Stated task:
In the records below, pick out all lines containing the word "this".

--- begin ---

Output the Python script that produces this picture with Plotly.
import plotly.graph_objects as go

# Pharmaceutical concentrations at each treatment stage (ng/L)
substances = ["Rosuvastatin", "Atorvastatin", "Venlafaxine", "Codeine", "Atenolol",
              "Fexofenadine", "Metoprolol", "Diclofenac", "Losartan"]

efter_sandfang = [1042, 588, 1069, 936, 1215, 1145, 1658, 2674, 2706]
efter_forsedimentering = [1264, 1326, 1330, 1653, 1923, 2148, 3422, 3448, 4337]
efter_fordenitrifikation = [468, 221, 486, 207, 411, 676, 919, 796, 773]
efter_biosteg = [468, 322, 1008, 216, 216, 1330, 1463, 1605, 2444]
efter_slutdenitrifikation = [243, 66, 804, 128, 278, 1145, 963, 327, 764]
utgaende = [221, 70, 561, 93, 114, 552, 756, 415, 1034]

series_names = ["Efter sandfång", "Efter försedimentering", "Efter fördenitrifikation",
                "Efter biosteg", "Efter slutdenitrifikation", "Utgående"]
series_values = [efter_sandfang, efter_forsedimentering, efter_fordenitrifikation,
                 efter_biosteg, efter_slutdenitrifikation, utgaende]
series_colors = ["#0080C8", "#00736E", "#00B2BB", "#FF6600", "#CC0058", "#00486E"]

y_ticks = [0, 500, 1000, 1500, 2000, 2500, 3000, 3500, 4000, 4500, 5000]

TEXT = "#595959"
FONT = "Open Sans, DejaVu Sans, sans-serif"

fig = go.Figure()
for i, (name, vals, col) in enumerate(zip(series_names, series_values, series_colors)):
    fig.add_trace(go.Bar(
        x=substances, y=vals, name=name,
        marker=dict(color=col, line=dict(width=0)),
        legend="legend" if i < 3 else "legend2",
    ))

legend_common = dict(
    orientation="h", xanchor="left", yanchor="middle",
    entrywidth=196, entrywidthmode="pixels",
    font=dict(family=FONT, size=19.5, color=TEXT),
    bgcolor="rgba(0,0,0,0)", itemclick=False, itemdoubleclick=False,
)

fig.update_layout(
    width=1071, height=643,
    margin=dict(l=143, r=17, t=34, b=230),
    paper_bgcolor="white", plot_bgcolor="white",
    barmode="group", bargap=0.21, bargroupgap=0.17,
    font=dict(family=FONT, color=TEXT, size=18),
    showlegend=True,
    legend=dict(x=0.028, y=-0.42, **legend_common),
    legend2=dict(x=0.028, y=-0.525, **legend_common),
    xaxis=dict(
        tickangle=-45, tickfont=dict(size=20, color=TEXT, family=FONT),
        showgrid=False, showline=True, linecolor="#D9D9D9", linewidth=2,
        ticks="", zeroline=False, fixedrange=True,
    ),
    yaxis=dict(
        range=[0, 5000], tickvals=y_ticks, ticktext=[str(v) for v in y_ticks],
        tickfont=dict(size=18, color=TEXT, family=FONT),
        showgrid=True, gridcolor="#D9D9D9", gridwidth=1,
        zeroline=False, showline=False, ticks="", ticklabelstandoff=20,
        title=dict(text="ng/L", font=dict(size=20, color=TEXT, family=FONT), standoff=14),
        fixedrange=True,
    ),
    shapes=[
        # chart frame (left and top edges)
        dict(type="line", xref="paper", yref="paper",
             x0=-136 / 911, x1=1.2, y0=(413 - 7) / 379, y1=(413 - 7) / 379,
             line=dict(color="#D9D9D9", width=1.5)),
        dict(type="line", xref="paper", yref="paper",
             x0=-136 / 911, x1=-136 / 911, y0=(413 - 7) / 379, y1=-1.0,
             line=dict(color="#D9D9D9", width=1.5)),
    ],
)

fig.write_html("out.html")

--- end ---
--- begin ---

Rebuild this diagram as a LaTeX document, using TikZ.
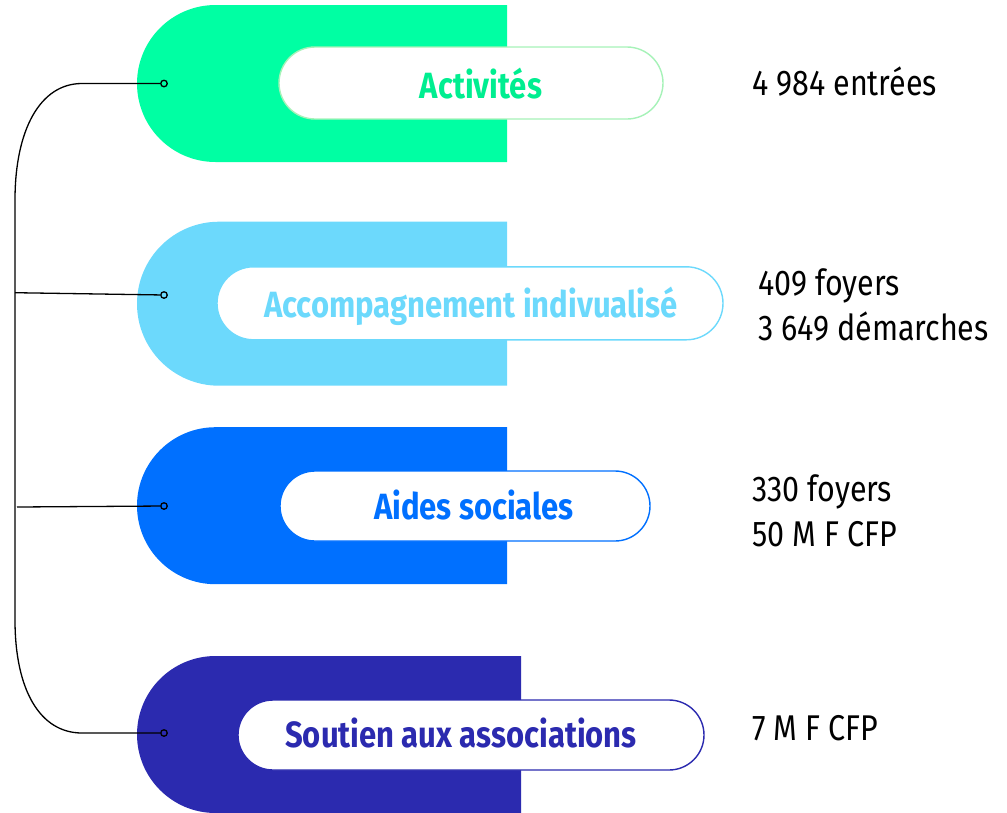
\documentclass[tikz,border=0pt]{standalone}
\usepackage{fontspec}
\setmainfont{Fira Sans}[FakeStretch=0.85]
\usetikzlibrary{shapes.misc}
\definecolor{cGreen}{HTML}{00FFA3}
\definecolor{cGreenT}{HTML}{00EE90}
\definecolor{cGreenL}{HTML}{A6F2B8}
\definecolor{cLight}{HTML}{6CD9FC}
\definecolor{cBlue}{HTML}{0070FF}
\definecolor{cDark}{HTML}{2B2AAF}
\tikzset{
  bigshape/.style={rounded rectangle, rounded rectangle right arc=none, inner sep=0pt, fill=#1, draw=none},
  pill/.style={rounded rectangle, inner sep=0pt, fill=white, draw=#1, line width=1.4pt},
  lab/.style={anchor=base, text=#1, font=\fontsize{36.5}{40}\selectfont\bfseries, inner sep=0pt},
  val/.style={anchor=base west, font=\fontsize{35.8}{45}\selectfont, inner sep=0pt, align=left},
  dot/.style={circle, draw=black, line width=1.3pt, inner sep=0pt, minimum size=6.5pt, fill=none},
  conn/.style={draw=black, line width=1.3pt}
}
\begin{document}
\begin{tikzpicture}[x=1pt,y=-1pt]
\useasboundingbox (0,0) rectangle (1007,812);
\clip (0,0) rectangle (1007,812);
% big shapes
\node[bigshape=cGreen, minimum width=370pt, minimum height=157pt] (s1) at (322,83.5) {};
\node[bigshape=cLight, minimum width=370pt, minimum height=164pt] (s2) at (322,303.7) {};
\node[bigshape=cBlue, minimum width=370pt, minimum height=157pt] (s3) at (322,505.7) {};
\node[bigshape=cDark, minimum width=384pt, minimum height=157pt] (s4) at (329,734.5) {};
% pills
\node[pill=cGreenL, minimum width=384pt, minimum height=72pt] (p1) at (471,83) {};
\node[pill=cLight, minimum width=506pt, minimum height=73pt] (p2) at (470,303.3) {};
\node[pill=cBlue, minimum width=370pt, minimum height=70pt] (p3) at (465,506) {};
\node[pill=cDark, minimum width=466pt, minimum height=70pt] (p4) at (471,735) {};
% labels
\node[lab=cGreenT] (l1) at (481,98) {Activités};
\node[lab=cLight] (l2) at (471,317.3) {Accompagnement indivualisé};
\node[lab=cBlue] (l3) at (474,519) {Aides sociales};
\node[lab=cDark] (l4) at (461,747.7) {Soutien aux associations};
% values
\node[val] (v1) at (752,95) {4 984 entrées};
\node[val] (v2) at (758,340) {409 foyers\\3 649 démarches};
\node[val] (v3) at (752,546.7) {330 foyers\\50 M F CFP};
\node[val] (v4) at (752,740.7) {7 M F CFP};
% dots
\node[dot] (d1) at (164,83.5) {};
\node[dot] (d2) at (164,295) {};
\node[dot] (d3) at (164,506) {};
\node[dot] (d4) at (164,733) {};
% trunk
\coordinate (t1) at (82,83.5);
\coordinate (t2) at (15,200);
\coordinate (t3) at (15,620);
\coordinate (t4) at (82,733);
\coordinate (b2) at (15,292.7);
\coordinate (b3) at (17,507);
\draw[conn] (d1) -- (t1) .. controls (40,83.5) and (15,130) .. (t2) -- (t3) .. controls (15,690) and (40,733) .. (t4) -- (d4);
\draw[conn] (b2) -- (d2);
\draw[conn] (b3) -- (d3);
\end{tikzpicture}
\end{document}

--- end ---

Response below:
Output the Python script that produces this picture with Plotly.
Rebuild this diagram as a LaTeX document, using TikZ.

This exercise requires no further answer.